Dia Internacional de Combate à LGBTfobia é comemorado neste sábado (17) (Foto: Conflgbtqia.org/Divulgação)
No dia 16 de maio de 1990, quem consultasse o Código
Internacional de Doenças (CID) encontraria a homossexualidade listada sob o
número 302.0, como se fosse uma patologia. A realidade começaria a mudar
no dia seguinte, quando a Organização Mundial da Saúde (OMS), durante
sua 43ª Assembleia Mundial, decidiu retirar oficialmente a
homossexualidade da lista de doenças mentais, reconhecendo que ser LGBT
não é desvio, nem distúrbio.
Desde 2004, o 17 de maio passou a ser
reconhecido internacionalmente como o Dia Internacional de Combate à
LGBTfobia, em referência direta a essa vitória simbólica e concreta dos
direitos humanos. Em 2025, a data completa 35 anos da decisão
histórica da OMS.
Uma luta contra a patologização iniciada no século 19
Segundo o professor de Direito da Unifesp e coordenador
do Núcleo TransUnifesp, Renan Quinalha, o processo de patologização da
homossexualidade tem raízes no século 19.
“A primeira vez que o termo aparece, em 1869, como homossexualismo,
é num tratado de psicopatologia sexual”, explica Quinalha.
Com o avanço do século, o discurso da homossexualidade como
doença se intensificou. Hospitais psiquiátricos e manicômios judiciais
recebiam pessoas homossexuais, muitas vezes internadas à força. Dentro
desses espaços, praticavam-se "terapias" de reorientação sexual
brutais, como eletrochoque, convulsoterapia e até lobotomias.
Manual de doenças consolidava preconceitos
A patologização foi oficializada na medicina com a sexta
edição do CID, publicada em 1948, que classificava a
homossexualidade como transtorno de personalidade. Já em 1952, a Associação
Americana de Psiquiatria (APA) lançaria o DSM-I (Manual Diagnóstico e
Estatístico de Transtornos Mentais), incluindo a homossexualidade como “desvio
sexual”.
Movimento LGBT ganha força nos anos 1970
As primeiras vitórias contra essa classificação vieram na década
de 1970. Em 1973, a APA retirou oficialmente a
homossexualidade do DSM. O impacto dessa decisão reverberou em diversos países.
No Brasil, o processo seguiu em 1985, graças à
mobilização do Grupo Gay da Bahia, que organizou um abaixo-assinado
com milhares de assinaturas, incluindo figuras políticas como Fernando
Henrique Cardoso e Mário Covas.
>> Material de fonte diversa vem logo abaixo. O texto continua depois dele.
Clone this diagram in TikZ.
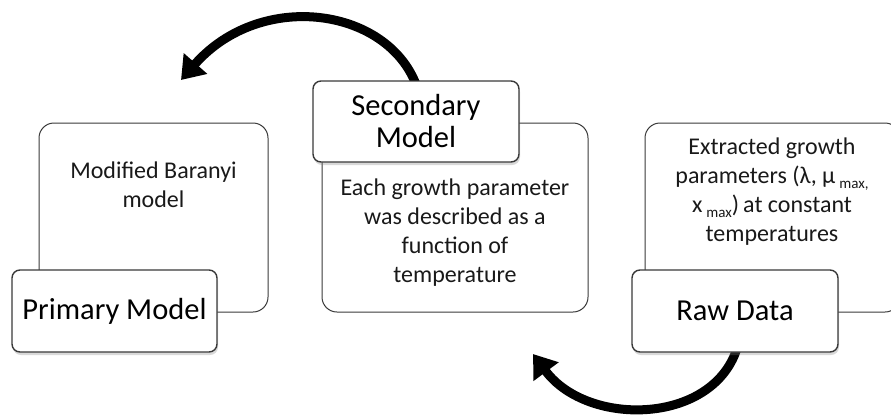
\documentclass[tikz,border=0pt]{standalone}
\usepackage{fontspec}
\setmainfont{Carlito}
\usetikzlibrary{arrows.meta,shadows}
\definecolor{boxline}{HTML}{3A3A3A}
\tikzset{
  bigbox/.style={draw=boxline, line width=1pt, rounded corners=15pt, fill=white, inner sep=0pt},
  smallbox/.style={draw=boxline, line width=1.4pt, rounded corners=8pt, fill=white, inner sep=0pt,
    drop shadow={shadow xshift=1pt, shadow yshift=-3pt, opacity=0.3}},
  titletext/.style={font=\fontsize{30.5}{32}\selectfont, align=center, inner sep=0pt},
  desctext/.style={font=\fontsize{24}{29}\selectfont, align=center, inner sep=0pt, text=black!90},
  bigarrow/.style={line width=9pt, -{Triangle[length=22pt, width=30pt]}},
}
\begin{document}
\begin{tikzpicture}[x=1pt, y=-1pt]
\useasboundingbox (0,0) rectangle (891,416);
% arrows (drawn first so boxes cover their starts)
\coordinate (a1s) at (418,90);
\coordinate (a1e) at (181,80);
\coordinate (a2s) at (738,345);
\coordinate (a2e) at (533,354);
\draw[bigarrow] (a1s) .. controls (392,8) and (262,-12) .. (a1e);
\draw[bigarrow] (a2s) .. controls (716,425) and (588,428) .. (a2e);
% left
\node[bigbox, minimum width=229pt, minimum height=189pt] (big1) at (153.5,217.5) {};
\node[desctext] (d1) at (153.5,185) {Modified Baranyi\\model};
\node[smallbox, minimum width=205pt, minimum height=82pt] (prim) at (114.5,311) {};
\node[titletext] at (prim.center) {Primary Model};
% middle
\node[bigbox, minimum width=266pt, minimum height=189pt] (big2) at (455,217.5) {};
\node[desctext] (d2) at (455,233) {Each growth parameter\\was described as a\\function of\\temperature};
\node[smallbox, minimum width=206pt, minimum height=81pt] (sec) at (416,121.5) {};
\node[titletext] at (sec.center) {Secondary\\Model};
% right
\node[bigbox, minimum width=255pt, minimum height=189pt] (big3) at (772.5,217.5) {};
\node[desctext] (d3) at (772,192) {Extracted growth\\parameters (λ, μ\,\raisebox{-5pt}{\fontsize{15}{15}\selectfont max,}\\x\,\raisebox{-5pt}{\fontsize{15}{15}\selectfont max})\,at constant\\temperatures};
\node[smallbox, minimum width=206pt, minimum height=82pt] (raw) at (735,311) {};
\node[titletext] at (raw.center) {Raw Data};
\end{tikzpicture}
\end{document}
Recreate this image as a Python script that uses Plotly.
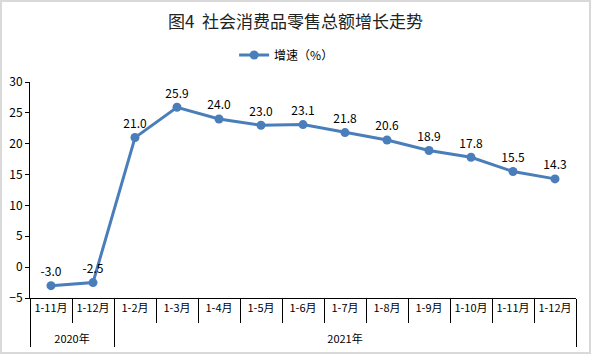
import plotly.graph_objects as go

years = ["2020年", "2020年"] + ["2021年"] * 11
months = ["1-11月", "1-12月", "1-2月", "1-3月", "1-4月", "1-5月", "1-6月",
          "1-7月", "1-8月", "1-9月", "1-10月", "1-11月", "1-12月"]
growth = [-3.0, -2.5, 21.0, 25.9, 24.0, 23.0, 23.1, 21.8, 20.6, 18.9, 17.8, 15.5, 14.3]
labels = [f"{v:.1f}" for v in growth]

# keep repeated month names distinct per year (zero-width marker for 2021);
# a small blank second line gives the year row the reference's spacing
month_keys = [(m if y == "2020年" else m + "\u200b") +
              "<br><span style='font-size:7px'> </span>"
              for y, m in zip(years, months)]

color = "#4a7ebb"
font = "Noto Sans CJK SC, Microsoft YaHei, sans-serif"

fig = go.Figure()
fig.add_trace(go.Scatter(
    x=[years, month_keys], y=growth, mode="lines+markers+text",
    name="增速（%）", text=labels, textposition="top center",
    textfont=dict(size=12, color="#000000", family=font),
    line=dict(color=color, width=3),
    marker=dict(color=color, size=9),
    cliponaxis=False,
))

W, H = 591, 354
ml, mr, mt, mb = 30, 15, 82, 56
pw, ph = W - ml - mr, H - mt - mb

fig.update_layout(
    width=W, height=H,
    margin=dict(l=ml, r=mr, t=mt, b=mb, autoexpand=False),
    paper_bgcolor="white", plot_bgcolor="white",
    font=dict(family=font, size=11, color="#000000"),
    title=dict(text="图4  社会消费品零售总额增长走势", x=0.5, xanchor="center",
               y=1 - 22 / H, yanchor="middle",
               font=dict(size=17, family=font, color="#222222")),
    showlegend=True,
    legend=dict(orientation="h", x=0.47, xanchor="center", y=1 + (mt - 55) / ph,
                yanchor="middle", font=dict(size=12, family=font)),
    xaxis=dict(type="multicategory", showline=True, linecolor="#000000", linewidth=1,
               range=[-0.5, len(months) - 0.5],
               ticks="outside", ticklen=24, tickcolor="#000000", tickwidth=1,
               tickangle=0, automargin=False,
               showdividers=True, dividercolor="#000000", dividerwidth=1,
               showgrid=False, tickfont=dict(size=11, family=font)),
    yaxis=dict(range=[-5, 30], dtick=5, showline=True, linecolor="#000000",
               linewidth=1, ticks="outside", ticklen=4, tickcolor="#000000",
               automargin=False,
               showgrid=False, zeroline=False, tickfont=dict(size=12, family=font)),
    shapes=[dict(type="rect", xref="paper", yref="paper",
                 x0=-(ml - 1) / pw, x1=1 + (mr - 1) / pw,
                 y0=-(mb - 1) / ph, y1=1 + (mt - 1) / ph,
                 line=dict(color="#d9d9d9", width=2), layer="below")],
)

fig.write_html("out.html")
O documento levou o Conselho
Federal de Psicologia a desconsiderar a homossexualidade como doença,
um marco no país.
OMS retira homossexualidade do CID em 1990
A retirada definitiva do CID, pela OMS, foi o
grande ponto de virada no plano global. Em 17 de maio de 1990, a
homossexualidade deixava de ser considerada um transtorno, em um gesto com forte
impacto político, social e simbólico.
“Essa decisão reforça o processo de despatologização que já
vinha se intensificando. Foi um marco de validação da luta e da existência das
pessoas LGBT+”, aponta Quinalha.
35 anos depois, a luta continua
Apesar dos avanços, práticas discriminatórias ainda
persistem, inclusive com “terapias de cura gay” sendo ofertadas por comunidades
religiosas e clínicas clandestinas, contrariando resoluções do Conselho
Federal de Psicologia e do Conselho Federal de Medicina.
“Infelizmente, a patologização ainda existe, especialmente
em espaços ligados a denominações evangélicas conservadoras”, denuncia o
pesquisador.
Governo reconhece importância da data e reforça combate à
LGBTfobia
Nas redes sociais, a ministra dos Direitos Humanos e da
Cidadania, Macaé Evaristo, destacou que o Dia Internacional de Combate à
LGBTfobia foi oficializado no Brasil em 2010, pelo Ministério da
Saúde.
“A data é um momento de reflexão e resistência, mas também
de celebração das conquistas obtidas por meio da luta dos movimentos sociais e
ativistas”, escreveu a ministra.
Apesar dos progressos, Evaristo alertou que a população
LGBT ainda enfrenta violações de direitos, discriminação e violência
motivadas por orientação sexual ou identidade de gênero.
Um Brasil mais justo e plural: o papel da sociedade
Especialistas, ativistas e autoridades são unânimes: o
combate à LGBTfobia passa por educação, políticas públicas e respeito à
diversidade. O reconhecimento da homossexualidade como expressão natural da
sexualidade humana foi um passo fundamental, mas o combate à violência, ao
preconceito e à marginalização ainda é urgente e necessário.
O 17 de maio é, portanto, um símbolo de luta e
conquista, mas também um chamado à ação contínua, para garantir que nenhuma
pessoa seja discriminada ou ferida por ser quem é.